→ **PROMPT**:
Among the lines of the listing below, retype exactly those from the one containing "Give me the matplotlib source for this chart." through the one containing "81.5, 81.6, 88.2, 88.5, 90.8, 90.9]", both included. Do not include pictures.

** begin RECORD EXTRACTS **

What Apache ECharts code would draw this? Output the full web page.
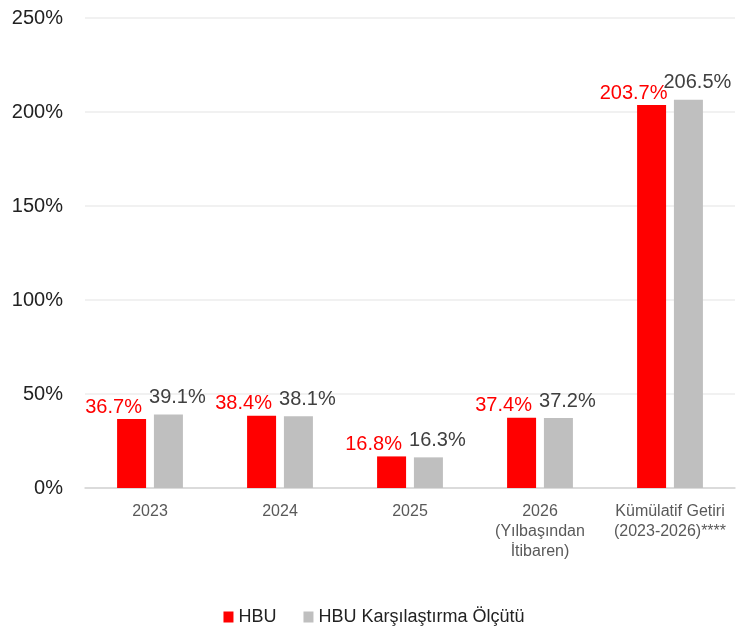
<!DOCTYPE html>
<html>
<head>
<meta charset="utf-8">
<script src="https://cdn.jsdelivr.net/npm/echarts@6/dist/echarts.min.js"></script>
<style>
  html, body { margin: 0; padding: 0; background: #fff; }
  #chart { width: 748px; height: 631px; }
</style>
</head>
<body>
<div id="chart"></div>
<script>
var categories = ['2023', '2024', '2025', '2026\n(Yılbaşından\nİtibaren)', 'Kümülatif Getiri\n(2023-2026)****'];
var hbu = [36.7, 38.4, 16.8, 37.4, 203.7];
var benchmark = [39.1, 38.1, 16.3, 37.2, 206.5];
var seriesNames = ['HBU', 'HBU Karşılaştırma Ölçütü'];

function DrawChart() {
    var chart = echarts.init(document.getElementById('chart'));
    var font = 'Liberation Sans, Arial, sans-serif';
    var option = {
        backgroundColor: '#fff',
        textStyle: { fontFamily: font },
        grid: {
            left: 85,
            right: 13,
            top: 18,
            bottom: 143
        },
        legend: {
            bottom: 0,
            itemWidth: 10,
            itemHeight: 11,
            itemGap: 27,
            icon: 'rect',
            textStyle: { fontSize: 18, color: '#222', fontFamily: font },
            data: seriesNames
        },
        xAxis: {
            type: 'category',
            data: categories,
            axisTick: { show: false },
            axisLine: { lineStyle: { color: '#d4d4d4', width: 1.5 } },
            axisLabel: {
                color: '#595959',
                fontSize: 16,
                lineHeight: 20,
                margin: 14,
                interval: 0
            }
        },
        yAxis: {
            type: 'value',
            min: 0,
            max: 250,
            interval: 50,
            axisLine: { show: false },
            axisTick: { show: false },
            axisLabel: {
                formatter: '{value}%',
                color: '#222',
                fontSize: 20,
                margin: 22
            },
            splitLine: { lineStyle: { color: '#ececec', width: 1.5 } }
        },
        series: [
            {
                name: seriesNames[0],
                type: 'bar',
                data: hbu,
                barWidth: 29,
                barGap: '27%',
                itemStyle: { color: '#ff0000' },
                label: {
                    show: true,
                    position: 'top',
                    distance: 2,
                    offset: [-18, 0],
                    color: '#ff0000',
                    fontSize: 20,
                    formatter: function (p) { return p.value.toFixed(1) + '%'; }
                }
            },
            {
                name: seriesNames[1],
                type: 'bar',
                data: benchmark,
                barWidth: 29,
                itemStyle: { color: '#bfbfbf' },
                label: {
                    show: true,
                    position: 'top',
                    distance: 7,
                    offset: [9, 0],
                    color: '#404040',
                    fontSize: 20,
                    formatter: function (p) { return p.value.toFixed(1) + '%'; }
                }
            }
        ]
    };
    chart.setOption(option);
};

DrawChart();
</script>
</body>
</html>
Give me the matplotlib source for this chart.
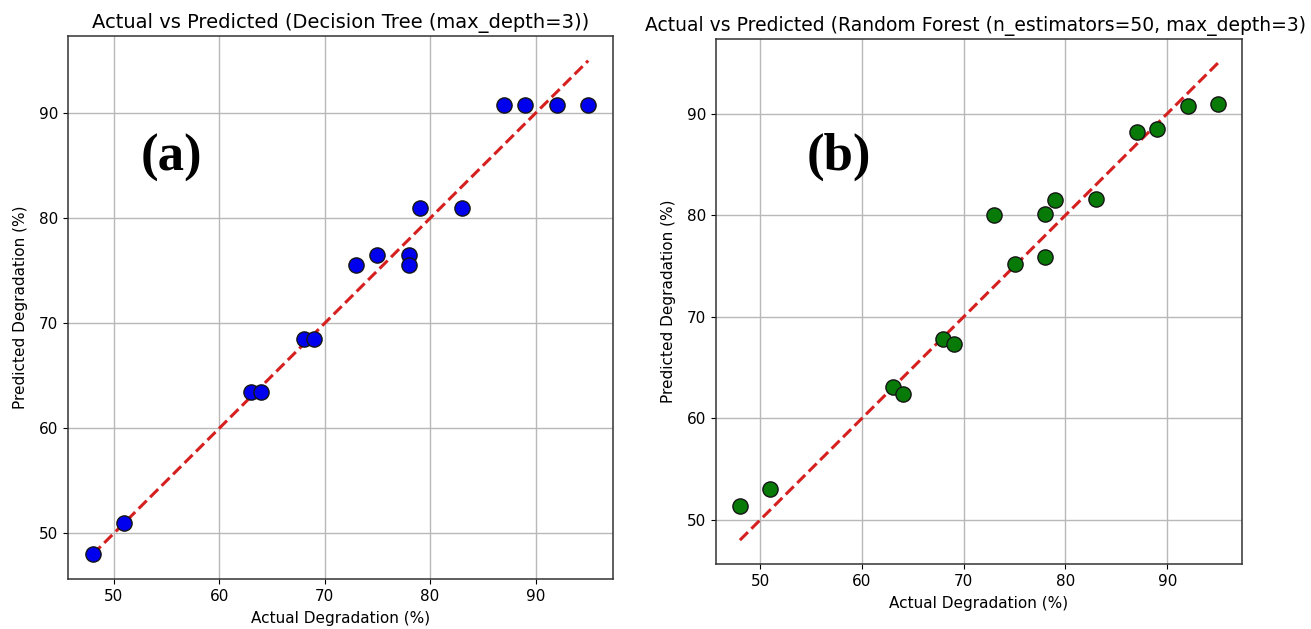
"""Actual vs predicted degradation for two tree models, side by side"""
import matplotlib
matplotlib.use("Agg")
import matplotlib.pyplot as plt

actual = [48, 51, 63, 64, 68, 69, 73, 75, 78, 78, 79, 83, 87, 89, 92, 95]
pred_tree = [48.0, 51.0, 63.5, 63.5, 68.5, 68.5, 75.5, 76.5, 76.5, 75.5,
             81.0, 81.0, 90.75, 90.75, 90.75, 90.75]
pred_forest = [51.4, 53.0, 63.1, 62.4, 67.8, 67.3, 80.0, 75.2, 80.1, 75.9,
               81.5, 81.6, 88.2, 88.5, 90.8, 90.9]

titles = ["Actual vs Predicted (Decision Tree (max_depth=3))",
          "Actual vs Predicted (Random Forest (n_estimators=50, max_depth=3)"]
panel_labels = ["(a)", "(b)"]


def draw(ax, pred, color, label, label_pos):
    """one scatter panel with the ideal line"""
    ax.scatter(actual, pred, s=120, color=color, edgecolors="#151515",
               linewidths=1.0, zorder=3)
    lo, hi = min(actual), max(actual)
    ax.plot([lo, hi], [lo, hi], "--", color="#d62020", linewidth=2.2, zorder=2)
    ax.set_xlabel("Actual Degradation (%)", fontsize=11, labelpad=5)
    ax.set_ylabel("Predicted Degradation (%)", fontsize=11, labelpad=8)
    ax.tick_params(labelsize=11)
    ax.grid(True, color="#b8b8b8", linewidth=1.0)
    ax.set_axisbelow(True)
    for spine in ax.spines.values():
        spine.set_linewidth(1.1)
        spine.set_color("#333333")
    ax.set_xticks([50, 60, 70, 80, 90])
    ax.set_yticks([50, 60, 70, 80, 90])
    ax.text(label_pos[0], label_pos[1], label, transform=ax.transAxes,
            fontsize=38, fontweight="bold", family="Liberation Serif",
            ha="center", va="center")


W, H = 1311, 629
fig = plt.figure(figsize=(W / 100, H / 100), dpi=100)
ax1 = fig.add_axes([68 / W, 1 - 579 / H, 545 / W, 543 / H])
ax2 = fig.add_axes([716 / W, 1 - 564 / H, 526 / W, 525 / H])

draw(ax1, pred_tree, "#0000ee", panel_labels[0], (0.19, 0.776))
draw(ax2, pred_forest, "#087a08", panel_labels[1], (0.234, 0.775))

ax1.set_title(titles[0], fontsize=14, pad=6)
# the long title runs up to the right edge of the figure
ax2.set_title(titles[1], fontsize=13.5, pad=6, loc="left", x=-0.135)

fig.savefig("out.png", dpi=100)
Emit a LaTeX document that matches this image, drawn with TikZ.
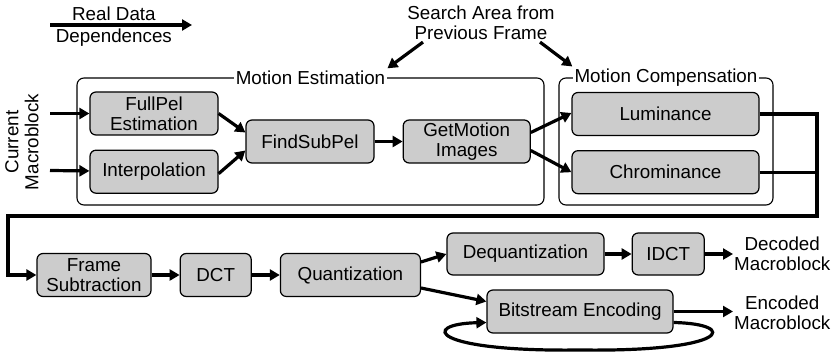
\documentclass[tikz,border=0pt]{standalone}
\usepackage{fontspec}
\setmainfont{Liberation Sans}
\usepackage{xcolor}
\usepackage{tikz}
\usetikzlibrary{arrows.meta,positioning}
\definecolor{boxGray}{HTML}{CCCCCC}

\begin{document}
\begin{tikzpicture}[
    x=1pt, y=1pt,
    node distance=14pt and 28pt,
    every node/.style={font=\fontsize{18.8}{20}\selectfont, align=center},
    procbox/.style={draw=black, line width=1.2pt, rounded corners=6pt, fill=boxGray, minimum height=43pt, inner sep=2pt},
    groupbox/.style={draw=black, line width=1.1pt, rounded corners=7pt, fill=white},
    grouplabel/.style={fill=white, inner sep=2pt},
    dataflow/.style={line width=3.2pt, -{Triangle[length=10pt,width=11pt]}},
    dataline/.style={line width=3.2pt}
]
    \useasboundingbox (0,0) rectangle (837,-355);

    % legend
    \coordinate (legA) at (50,-25);
    \coordinate (legB) at (192,-25);
    \draw[dataflow] (legA) -- node[pos=0.45, above=-1pt] (legtop) {Real Data} node[pos=0.45, below=-1pt] (legbot) {Dependences} (legB);

    % motion estimation / compensation groups
    \node[groupbox, minimum width=467pt, minimum height=127pt] (mest) at (310.5,-141.5) {};
    \node[groupbox, minimum width=214pt, minimum height=127pt] (mcomp) at (666,-141.5) {};
    \node[grouplabel] (melabel) at (mest.north) {Motion Estimation};
    \node[grouplabel] (mclabel) at (mcomp.north) {Motion Compensation};
    \node[inner sep=1pt] (search) at (481,-23) {Search Area from\\Previous Frame};

    \node[procbox, minimum width=128pt] (fullpel) at (154,-113.5) {FullPel\\Estimation};
    \node[procbox, minimum width=128pt, below=14pt of fullpel] (interp) {Interpolation};
    \node[procbox, minimum width=128pt] (findsub) at (310,-141.5) {FindSubPel};
    \node[procbox, minimum width=127pt, right=28pt of findsub] (getmot) {GetMotion\\Images};
    \node[procbox, minimum width=187pt] (lum) at (665.5,-114) {Luminance};
    \node[procbox, minimum width=187pt, below=14pt of lum] (chrom) {Chrominance};

    \node[rotate=90] (curmb) at (22,-142) {Current\\Macroblock};
    \coordinate (cmA) at (50,-113.5);
    \coordinate (cmB) at (50,-170.5);

    % encoding chain
    \node[procbox, minimum width=114pt] (framesub) at (94,-275) {Frame\\Subtraction};
    \node[procbox, minimum width=71pt, right=of framesub] (dct) {DCT};
    \node[procbox, minimum width=140pt, right=of dct] (quant) {Quantization};
    \node[procbox, minimum width=157pt, minimum height=42pt] (dequant) at (525.5,-254) {Dequantization};
    \node[procbox, minimum width=72pt, minimum height=42pt, right=27pt of dequant] (idct) {IDCT};
    \node[procbox, minimum width=186pt] (bits) at (580,-311.5) {Bitstream Encoding};
    \node[inner sep=1pt, anchor=west] (decoded) at (733,-254) {Decoded\\Macroblock};
    \node[inner sep=1pt, anchor=west] (encoded) at (733,-313) {Encoded\\Macroblock};

    \coordinate (turnA) at (817,-216);
    \coordinate (turnB) at (8,-216);

    \draw[dataflow] ([xshift=-58pt,yshift=-1pt]search.south) -- (melabel.north east);
    \draw[dataflow] ([xshift=59pt,yshift=-1pt]search.south) -- (mclabel.north west);
    \draw[dataflow] (cmA) -- (fullpel);
    \draw[dataflow] (cmB) -- (interp);
    \draw[dataflow] (fullpel.east) -- ([yshift=9pt]findsub.west);
    \draw[dataflow] ([yshift=-2pt]interp.east) -- ([yshift=-9pt]findsub.west);
    \draw[dataflow] (findsub) -- (getmot);
    \draw[dataflow] ([yshift=9pt]getmot.east) -- ([yshift=1pt]lum.west);
    \draw[dataflow] ([yshift=-9pt]getmot.east) -- (chrom.west);
    \draw[dataline] (chrom.east) -- (chrom.east -| turnA);
    \draw[dataflow] (lum.east) -| (turnA) -- (turnB) |- (framesub.west);
    \draw[dataflow] (framesub) -- (dct);
    \draw[dataflow] (dct) -- (quant);
    \draw[dataflow] ([yshift=13pt]quant.east) -- (dequant.west);
    \draw[dataflow] ([yshift=-13pt]quant.east) -- ([yshift=10pt]bits.west);
    \draw[dataflow] (dequant) -- (idct);
    \draw[dataflow] (idct) -- (decoded.west);
    \draw[dataflow] (bits.east) -- (bits.east -| encoded.west);
    \draw[dataflow] ([yshift=-11pt]bits.east) .. controls (740,-324) and (730,-352) .. (580,-350)
        .. controls (430,-352) and (420,-324) .. ([yshift=-11pt]bits.west);
\end{tikzpicture}
\end{document}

** end RECORD EXTRACTS **

→ **FINAL RESULT**:
Give me the matplotlib source for this chart.
"""Actual vs predicted degradation for two tree models, side by side"""
import matplotlib
matplotlib.use("Agg")
import matplotlib.pyplot as plt

actual = [48, 51, 63, 64, 68, 69, 73, 75, 78, 78, 79, 83, 87, 89, 92, 95]
pred_tree = [48.0, 51.0, 63.5, 63.5, 68.5, 68.5, 75.5, 76.5, 76.5, 75.5,
             81.0, 81.0, 90.75, 90.75, 90.75, 90.75]
pred_forest = [51.4, 53.0, 63.1, 62.4, 67.8, 67.3, 80.0, 75.2, 80.1, 75.9,
               81.5, 81.6, 88.2, 88.5, 90.8, 90.9]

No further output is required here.